B. B. Conclusions du comité
  1. 197. Il paraît bien ressortir, tant des explications fournies par le gouvernement que des textes de jugements à la disposition du Comité, que les raisons qui ont motivé la peine encourue par M. Riani ne résident pas dans les activités proprement syndicales de l'intéressé, mais bien dans des activités de caractère politique dépassant, de l'avis de ce tribunal, le cadre d'activités syndicales normales. Le Comité n'estime pas devoir ou pouvoir se prononcer sur cette appréciation du Tribunal ni sur la peine infligée par le Tribunal en raison de cette appréciation.
  2. 198. En ce qui concerne la procédure suivie, le Comité a noté, d'après les explications fournies à cet égard par le gouvernement, que le Tribunal supérieur militaire brésilien faisait partie intégrante du système judiciaire brésilien, dont il était l'organe le plus ancien, et qu'il offrait certaines garanties telles que le droit de défense. Le Comité estime néanmoins que lorsque ses décisions s'appliquent à un civil, une telle juridiction présente un caractère spécial.
  3. 199. Par ailleurs, alors qu'en toute circonstance il est du devoir du Comité et du Conseil d'administration de veiller à ce qu'il ne soit pas porté atteinte à l'exercice des droits syndicaux, ce devoir est plus impérieux encore lorsqu'il s'agit de dirigeants syndicaux qui sont de surcroît membres ou membres adjoints du Conseil d'administration et lorsque les mesures dont ils ont été l'objet les ont empêchés de remplir leurs fonctions. Or, bien que M. Riani n'ait plus aujourd'hui la qualité qui était la sienne au moment des événements dont il est question dans la présente affaire, il n'en reste pas moins qu'il était, lorsque ces événements se sont déroulés, membre adjoint du Conseil d'administration.
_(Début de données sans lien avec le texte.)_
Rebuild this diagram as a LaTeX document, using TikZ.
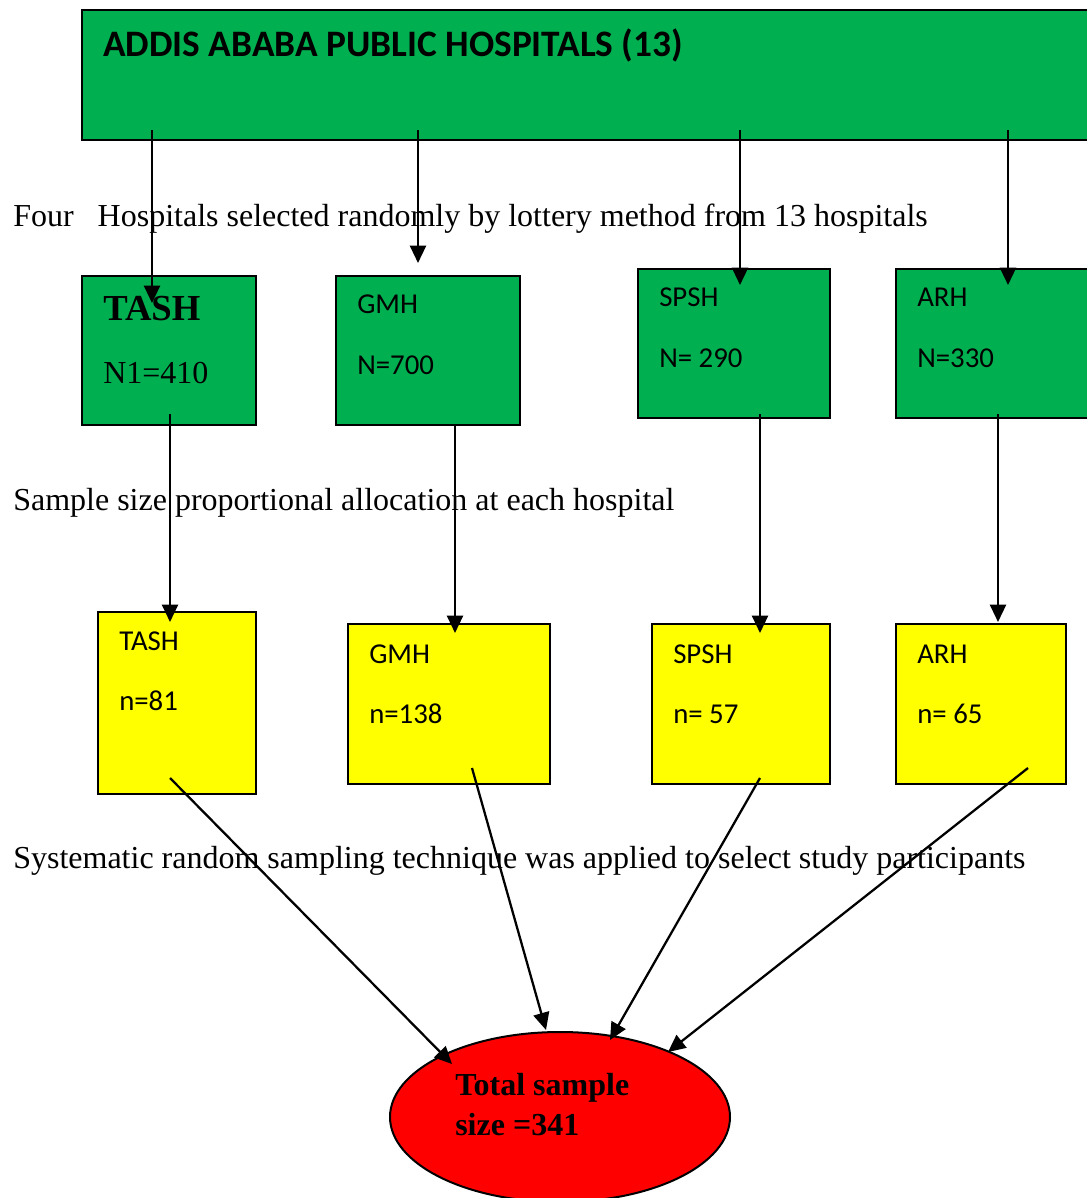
\documentclass[tikz,border=0pt]{standalone}
\usepackage{fontspec}
\setmainfont{Liberation Serif}
\newfontfamily\calfont{Carlito}
\usetikzlibrary{arrows.meta,shapes.geometric}
\definecolor{boxgreen}{HTML}{00B050}
\definecolor{boxyellow}{HTML}{FFFF00}
\definecolor{boxred}{HTML}{FF0000}
\begin{document}
\begin{tikzpicture}[x=0.75pt,y=-0.75pt,
  box/.style={draw=black,line width=1.5pt,rectangle,inner sep=0pt},
  gbox/.style={box,fill=boxgreen},
  ybox/.style={box,fill=boxyellow},
  lbl/.style={inner sep=0pt,anchor=base west},
  cal/.style={lbl,font=\calfont\fontsize{21.6}{26}\selectfont},
  body/.style={lbl,font=\fontsize{24}{29}\selectfont},
  arr/.style={line width=1.7pt,-{Triangle[length=13pt,width=12pt]}}]
\useasboundingbox (0,0) rectangle (1086,1198);
% top box
\node[gbox,minimum width=757.5pt,minimum height=97.5pt] (top) at (587,75) {};
\node[lbl,font=\calfont\bfseries\fontsize{28}{33}\selectfont] (title) at (103,57) {ADDIS ABABA PUBLIC HOSPITALS (13)};
% green boxes
\node[gbox,minimum width=130.5pt,minimum height=111.75pt] (tashG) at (169,350.5) {};
\node[gbox,minimum width=138pt,minimum height=111.75pt] (gmhG) at (428,350.5) {};
\node[gbox,minimum width=144pt,minimum height=111.75pt] (spshG) at (734,343.5) {};
\node[gbox,minimum width=147pt,minimum height=111.75pt] (arhG) at (994,343.5) {};
% yellow boxes
\node[ybox,minimum width=118.5pt,minimum height=136.5pt] (tashY) at (177,703) {};
\node[ybox,minimum width=151.5pt,minimum height=120pt] (gmhY) at (449,704) {};
\node[ybox,minimum width=133.5pt,minimum height=120pt] (spshY) at (741,704) {};
\node[ybox,minimum width=127.5pt,minimum height=120pt] (arhY) at (981,704) {};
% ellipse
\node[ellipse,draw=black,line width=1.5pt,fill=boxred,inner sep=0pt,minimum width=255pt,minimum height=127.5pt] (total) at (560,1117) {};
% body texts
\node[body] (t1) at (13,227) {Four\ \ \ Hospitals selected randomly by lottery method from 13 hospitals};
\node[body] (t2) at (13,510) {Sample size proportional allocation at each hospital};
\node[body] (t3) at (13,868) {Systematic random sampling technique was applied to select study participants};
% green box texts
\node[lbl,font=\bfseries\fontsize{27.5}{33}\selectfont] (tashGa) at (103,320) {TASH};
\node[body] (tashGb) at (103,383) {N1=410};
\node[cal] (gmhGa) at (357,313) {GMH};
\node[cal] (gmhGb) at (357,374) {N=700};
\node[cal] (spshGa) at (659,306) {SPSH};
\node[cal] (spshGb) at (659,367) {N= 290};
\node[cal] (arhGa) at (917,306) {ARH};
\node[cal] (arhGb) at (917,367) {N=330};
% yellow box texts
\node[cal] (tashYa) at (119,650) {TASH};
\node[cal] (tashYb) at (119,710) {n=81};
\node[cal] (gmhYa) at (369,663) {GMH};
\node[cal] (gmhYb) at (369,723) {n=138};
\node[cal] (spshYa) at (673,663) {SPSH};
\node[cal] (spshYb) at (673,723) {n= 57};
\node[cal] (arhYa) at (917,663) {ARH};
\node[cal] (arhYb) at (917,723) {n= 65};
% ellipse text
\node[lbl,font=\bfseries\fontsize{24}{29}\selectfont] (totA) at (455,1095) {Total sample};
\node[lbl,font=\bfseries\fontsize{24}{29}\selectfont] (totB) at (455,1135) {size =341};
% connector end points
\coordinate (a1s) at (152,130); \coordinate (a1e) at (152,303);
\coordinate (a2s) at (418,130); \coordinate (a2e) at (418,263);
\coordinate (a3s) at (740,130); \coordinate (a3e) at (740,285);
\coordinate (a4s) at (1008,130); \coordinate (a4e) at (1008,285);
\coordinate (b1s) at (170,414); \coordinate (b1e) at (170,622);
\coordinate (b2s) at (455,425); \coordinate (b2e) at (455,633);
\coordinate (b3s) at (760,414); \coordinate (b3e) at (760,633);
\coordinate (b4s) at (998,414); \coordinate (b4e) at (998,622);
\coordinate (c1s) at (170,778); \coordinate (c1e) at (452,1064);
\coordinate (c2s) at (472,768); \coordinate (c2e) at (546,1030);
\coordinate (c3s) at (760,778); \coordinate (c3e) at (610,1040);
\coordinate (c4s) at (1028,768); \coordinate (c4e) at (668,1052);
\foreach \k in {a1,a2,a3,a4,b1,b2,b3,b4,c1,c2,c3,c4}{
  \draw[arr] (\k s) -- (\k e);
}
\end{tikzpicture}
\end{document}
  4. 200. C'est pourquoi, eu égard aux considérations qui sont énoncées dans les deux paragraphes précédents, le Comité recommande au Conseil d'administration de prier le gouvernement de bien vouloir le tenir au courant de tout changement qui pourrait éventuellement survenir dans la situation de M. Riani.

Recommandation du comité

Recommandation du comité
  1. 201. En ce qui concerne le cas dans son ensemble, le Comité recommande au Conseil d'administration:
    • a) de prier le gouvernement de bien vouloir le tenir au courant de la situation des dirigeants syndicaux non libérés nommément désignés par la Fédération syndicale mondiale dans sa communication du 7 décembre 1964 et au sujet desquels le gouvernement a déjà fourni certaines informations dans ses communications des 22 juin 1965 et 24 mai 1966;
    • b) de prendre note de la libération des dirigeants syndicaux mentionnés par la Confédération latino-américaine des syndicalistes chrétiens dans sa communication du 4 octobre 1965;
    • c) de signaler à l'attention du gouvernement que l'arrestation ou la détention de syndicalistes contre lesquels il ne peut être trouvé, par la suite, de motif de condamnation ou dont la détention a duré en fait plus longtemps que la peine à laquelle ils ont été condamnés sont de nature à entraîner des restrictions aux droits syndicaux;
    • d) de noter qu'après la déclaration du ministère public indiquant qu'il était en faveur de la réduction de dix-sept à dix ans de la peine infligée à M. Riani en première instance, le jugement rendu le 11 juillet 1966 par le Tribunal supérieur militaire du Brésil a réduit cette peine à sept ans de réclusion;
    • e) d'insister une fois encore sur l'importance qu'il convient d'attacher à ce que, lorsque des syndicalistes sont accusés de délits politiques ou de droit commun, les intéressés soient jugés dans les plus brefs délais possible par une autorité judiciaire impartiale et indépendante, et selon une procédure assortie de toutes les garanties d'une procédure judiciaire régulière;
    • f) de prier le gouvernement de bien vouloir le tenir au courant de tout changement qui pourrait éventuellement survenir dans la situation de M. Riani;
    • g) de prendre note du présent rapport intérimaire, étant entendu que le Comité fera de nouveau rapport lorsqu'il sera en possession des informations complémentaires sollicitées du gouvernement.